GSBS Dissertations and Theses

Approval Date

May 2008

Document Type

Doctoral Dissertation


Graduate School of Biomedical Sciences


Endoplasmic Reticulum; Insulin-Secreting Cells; Pancreas; Signal Transduction; Stress; Diabetes Mellitus; Membrane Glycoproteins; Academic Dissertations


Protein folding in the endoplasmic reticulum (ER) is essential for proper cellular function. However, the sensitive environment in the ER can be perturbed by both pathological processes as well as by physiological processes such as a large biosynthetic load placed on the ER. ER stress is a specific type of intracellular stress caused by the accumulation of immature or abnormal misfolded or unfolded proteins in the ER. Simply defined, ER stress is a disequilibrium between ER load and folding capacity. Cells have an adaptive response that counteracts ER stress called the "Unfolded Protein Response” (UPR). The ability to adapt to physiological levels of ER stress is especially important for maintaining ER homeostasis in secretory cells. This also holds true for pancreatic β-cells, which must fold and process large amounts of the hormone insulin.

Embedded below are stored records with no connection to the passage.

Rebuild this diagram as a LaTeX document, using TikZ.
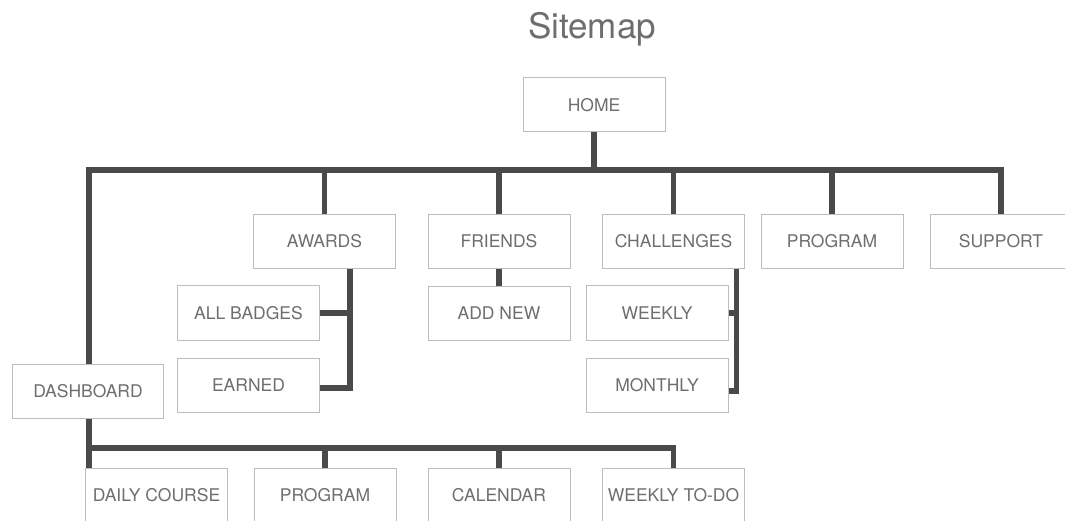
\documentclass[tikz,border=0pt]{standalone}
\usepackage{fontspec}
\setmainfont{TeX Gyre Heros}
\usetikzlibrary{positioning}

\definecolor{boxline}{HTML}{BDBDBD}
\definecolor{labelgray}{HTML}{6E6E6E}
\definecolor{wire}{HTML}{4A4A4A}

\begin{document}
\begin{tikzpicture}[x=1pt, y=-1pt,
	page/.style={rectangle, draw=boxline, line width=1pt, fill=white, text=labelgray,
		minimum width=142pt, minimum height=54pt, font=\fontsize{17.5}{20}\selectfont},
	link/.style={draw=wire, line width=5.5pt, line join=miter}]

		\useasboundingbox (0,0) rectangle (1065,521);

		\node[text=labelgray, font=\fontsize{35}{40}\selectfont] (title) at (592,29) {Sitemap};

		% top level
		\node[page] (home) at (594,105) {HOME};
		\node[page, minimum width=151pt] (dash) at (88,391) {DASHBOARD};
		\node[page] (awards) at (324.5,241.5) {AWARDS};
		\node[page] (friends) at (499,241.5) {FRIENDS};
		\node[page] (challenges) at (673.5,241.5) {CHALLENGES};
		\node[page] (program) at (832,241.5) {PROGRAM};
		\node[page] (support) at (1001,241.5) {SUPPORT};

		% second level
		\node[page] (badges) at (248.5,313) {ALL BADGES};
		\node[page] (earned) [below=17pt of badges] {EARNED};
		\node[page] (addnew) [below=17pt of friends] {ADD NEW};
		\node[page] (weekly) at (657,313) {WEEKLY};
		\node[page] (monthly) [below=17pt of weekly] {MONTHLY};

		% dashboard pages
		\node[page] (daily) at (156.5,495) {DAILY COURSE};
		\node[page] (course) at (325,495) {PROGRAM};
		\node[page] (calendar) at (499,495) {CALENDAR};
		\node[page] (todo) at (673.5,495) {WEEKLY TO-DO};

		\coordinate (hub) at (home.south |- 0,170);
		\coordinate (hub2) at (89,448);

		\path[link]
		(home.south) -- (hub)
		(dash.north -| hub2) |- (hub) -| (support.north)
		(hub2 |- dash.south) -- (hub2) -| (todo.north)
		(hub2) -- (hub2 |- daily.north)
		(friends.south) -- (addnew.north)
		([xshift=25.5pt]awards.south) |- ([yshift=-3pt]earned.east)
		(badges.east) -| ([xshift=25.5pt]awards.south)
		([xshift=63pt]challenges.south) |- ([yshift=-6pt]monthly.east)
		(weekly.east) -| ([xshift=63pt]challenges.south);

		\foreach \n in {awards, friends, challenges, program}
			\path[link] (\n.north) -- (\n.north |- hub);
		\foreach \n in {course, calendar}
			\path[link] (\n.north) -- (\n.north |- hub2);

		\end{tikzpicture}
\end{document}
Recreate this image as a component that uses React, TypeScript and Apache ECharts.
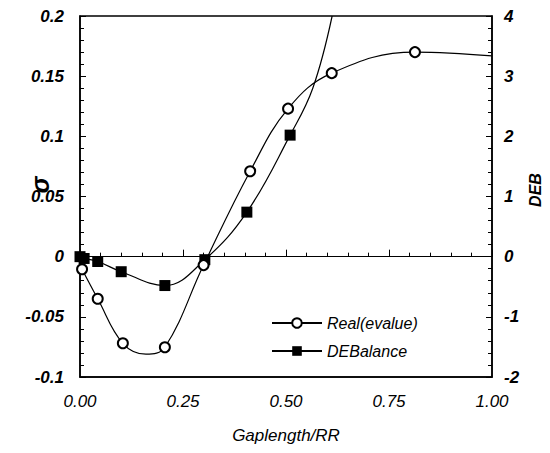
import React, { useEffect, useRef } from "react";
import * as echarts from "echarts";

// Real(evalue) markers (sigma, left axis)
const realX = [0.005, 0.043, 0.104, 0.206, 0.3, 0.413, 0.505, 0.611, 0.813];
const realSigma = [-0.0105, -0.035, -0.072, -0.0753, -0.007, 0.071, 0.123, 0.1525, 0.17];
// extra points (no marker)
const realCurveX = [0.16, 1.0];
const realCurveY = [-0.081, 0.1668];

// DEBalance markers (DEB, right axis)
const debX = [0.0, 0.01, 0.043, 0.1, 0.206, 0.303, 0.405, 0.51];
const debY = [0.0, -0.03, -0.08, -0.25, -0.48, -0.05, 0.74, 2.02];
const debCurveX = [0.565, 0.612];
const debCurveY = [2.8, 4.0];

const xTicks = [0, 1, 0.25];
const sigmaTicks = [-0.1, 0.2, 0.05];
const debTicks = [-2, 4, 1];

function buildData(xs: number[], ys: number[], cx: number[], cy: number[]) {
  const items: any[] = [];
  xs.forEach((x, i) => items.push({ value: [x, ys[i]] }));
  cx.forEach((x, i) => items.push({ value: [x, cy[i]], symbol: "none" }));
  items.sort((a, b) => a.value[0] - b.value[0]);
  return items;
}

const FONT = "'Liberation Sans', Arial, sans-serif";

export default function App() {
  const ref = useRef<HTMLDivElement>(null);
  useEffect(() => {
    if (!ref.current) return;
    const chart = echarts.init(ref.current, null, { renderer: "svg" });
    const tickLabel = { color: "#000", fontFamily: FONT, fontStyle: "italic", fontWeight: "bold", fontSize: 17 } as any;
    chart.setOption({
      animation: false,
      backgroundColor: "#fff",
      grid: {
        left: 80, right: 58, top: 16, bottom: 76,
        containLabel: false, outerBoundsMode: "none",
        show: true, borderColor: "#000", borderWidth: 1.5, backgroundColor: "transparent",
      },
      graphic: [
        {
          type: "text",
          x: 40,
          y: 185,
          rotation: Math.PI / 2,
          style: { text: "σ", fill: "#000", font: `italic bold 25px ${FONT}`, textAlign: "center", textVerticalAlign: "middle" },
        },
        {
          type: "text",
          x: 535,
          y: 190,
          rotation: Math.PI / 2,
          style: { text: "DEB", fill: "#000", font: `italic bold 16px ${FONT}`, textAlign: "center", textVerticalAlign: "middle" },
        },
      ],
      legend: {
        orient: "vertical",
        left: 266,
        top: 310,
        itemWidth: 50,
        itemHeight: 12,
        itemGap: 12,
        textStyle: { color: "#000", fontFamily: FONT, fontStyle: "italic", fontSize: 16 },
        data: ["Real(evalue)", "DEBalance"],
      },
      xAxis: [
        {
          type: "value",
          min: xTicks[0],
          max: xTicks[1],
          interval: xTicks[2],
          position: "bottom",
          name: "Gaplength/RR",
          nameLocation: "middle",
          nameGap: 50,
          nameMoveOverlap: false,
          nameTextStyle: { color: "#000", fontFamily: FONT, fontStyle: "italic", fontSize: 17 },
          axisLine: { show: true, onZero: false, lineStyle: { color: "#000", width: 1.5 } },
          axisTick: { show: false },
          splitLine: { show: false },
          axisLabel: { ...tickLabel, fontWeight: "normal", fontSize: 17, margin: 16, formatter: (v: number) => v.toFixed(2) },
        },
        {
          type: "value",
          min: xTicks[0],
          max: xTicks[1],
          interval: xTicks[2],
          position: "top",
          axisLine: { show: true, onZero: true, onZeroAxisIndex: 0, lineStyle: { color: "#000", width: 1.2 } },
          axisTick: { show: true, inside: false, length: 7, lineStyle: { color: "#000", width: 1 } },
          minorTick: { show: true, splitNumber: 5, length: 4, lineStyle: { color: "#000", width: 1 } },
          axisLabel: { show: false },
          splitLine: { show: false },
        },
      ],
      yAxis: [
        {
          type: "value",
          min: sigmaTicks[0],
          max: sigmaTicks[1],
          interval: sigmaTicks[2],
          position: "left",
          axisLine: { show: true, onZero: false, lineStyle: { color: "#000", width: 1.5 } },
          axisTick: { show: true, inside: true, length: 6, lineStyle: { color: "#000" } },
          minorTick: { show: true, splitNumber: 5, length: 4, lineStyle: { color: "#000" } },
          splitLine: { show: false },
          axisLabel: { ...tickLabel, margin: 16, formatter: (v: number) => String(+v.toFixed(2)) },
        },
        {
          type: "value",
          min: debTicks[0],
          max: debTicks[1],
          interval: debTicks[2],
          position: "right",
          axisLine: { show: true, onZero: false, lineStyle: { color: "#000", width: 1.5 } },
          axisTick: { show: true, inside: true, length: 6, lineStyle: { color: "#000" } },
          minorTick: { show: true, splitNumber: 5, length: 4, lineStyle: { color: "#000" } },
          splitLine: { show: false },
          axisLabel: { ...tickLabel, margin: 12, formatter: (v: number) => String(v) },
        },
      ],
      series: [
        {
          name: "Real(evalue)",
          type: "line",
          xAxisIndex: 0,
          yAxisIndex: 0,
          smooth: 0.4,
          symbol: "circle",
          symbolSize: 10,
          showAllSymbol: true,
          lineStyle: { color: "#000", width: 1.2 },
          itemStyle: { color: "#fff", borderColor: "#000", borderWidth: 2 },
          z: 3,
          data: buildData(realX, realSigma, realCurveX, realCurveY),
        },
        {
          name: "DEBalance",
          type: "line",
          xAxisIndex: 0,
          yAxisIndex: 1,
          smooth: 0.4,
          symbol: "rect",
          symbolSize: 11,
          showAllSymbol: true,
          lineStyle: { color: "#000", width: 1.2 },
          itemStyle: { color: "#000", borderColor: "#000", borderWidth: 0 },
          z: 2,
          data: buildData(debX, debY, debCurveX, debCurveY),
        },
      ],
    });
    return () => chart.dispose();
  }, []);
  return <div ref={ref} style={{ width: 550, height: 453, position: "absolute", left: 0, top: 0 }} />;
}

Pancreatic β-cells minimize abnormal levels of glycemia through adaptive changes in the production and regulated secretion of insulin. This process is highly sensitive, so that small degrees of hypo- or hyperglycemia result in altered insulin release. The frequent fluctuation of blood glucose levels in humans requires that β-cells control proinsulin folding in the ER with exquisite sensitivity. Any imbalance between the load of insulin translation into the ER and the actual capacity of the ER to properly fold and process the insulin negatively affects the homeostasis of β-cells and causes ER stress.

In this dissertation, we show that Inositol Requiring 1 (IRE1), an ER-resident kinase/endoribonuclease and a central regulator of ER stress signaling, is essential for maintaining ER homeostasis in pancreatic β-cells. Importantly, IRE1 has a crucial function in the body’s normal production of insulin in response to high glucose. Phosphorylation and subsequent activation of IRE1 by transient exposure to high glucose is coupled to insulin biosynthesis, while inactivation of IRE1 by siRNA or inhibition of IRE1 phosphorylation abolishes insulin biosynthesis. IRE1 signaling under these physiological ER stress conditions utilizes a unique subset of downstream components of IRE1 and has a beneficial effect on pancreatic β-cell homeostasis.

In contrast, we show that chronic exposure of β-cells to high glucose causes pathological levels of ER stress and hyperactivation of IRE1, leading to the degradation of insulin mRNA. The term “glucose toxicity” refers to impaired insulin secretion by β-cells in response to chronic stimulation by glucose and is characterized by a sharp decline in insulin gene expression. However, the molecular mechanisms of glucose toxicity are not well understood. We show that hyperactivation of IRE1 caused by chronic high glucose treatment or IRE1 overexpression leads to insulin mRNA degradation in pancreatic β-cells. Inhibition of IRE1 signaling using a dominant negative form of the protein prevents insulin mRNA degradation in β-cells. Additionally, islets from mice heterozygous for IRE1 retain expression of more insulin mRNA after chronic high glucose treatment than do their wild-type littermates.

This work suggests that the rapid degradation of insulin mRNA could provide immediate relief for the ER and free up the translocation machinery. Thus, this mechanism may represent an essential element in the adaptation of β-cells to chronic hyperglycemia. This adaptation is crucial for the maintenance of β-cell homeostasis and may explain in part why the β-cells of diabetic patients with chronic hyperglycemia stop producing insulin without simply undergoing apoptosis. This work implies that prolonged activation of IRE1 signaling is involved in the molecular mechanisms underlying glucose toxicity.

This work therefore reveals two distinct activities elicited by IRE1 in pancreatic β-cells. IRE1 signaling activated by transient exposure to high glucose enhances proinsulin biosynthesis, while chronic exposure of β-cells to high glucose causes hyperactivation of IRE1, leading to the degradation of insulin mRNA. Physiological IRE1 activation by transient high glucose levels in pancreatic β cells has a beneficial effect on insulin biosynthesis. However, pathological IRE1 activation by chronic high glucose or experimental drugs negatively affects insulin gene expression. In the future, a system to induce a physiological level of IRE1 activation, and/or reduce the pathological level of IRE1 activation could be used to enhance insulin biosynthesis and secretion in people with diabetes, and may lead to the development of new and more effective clinical approaches to the treatment of this disorder.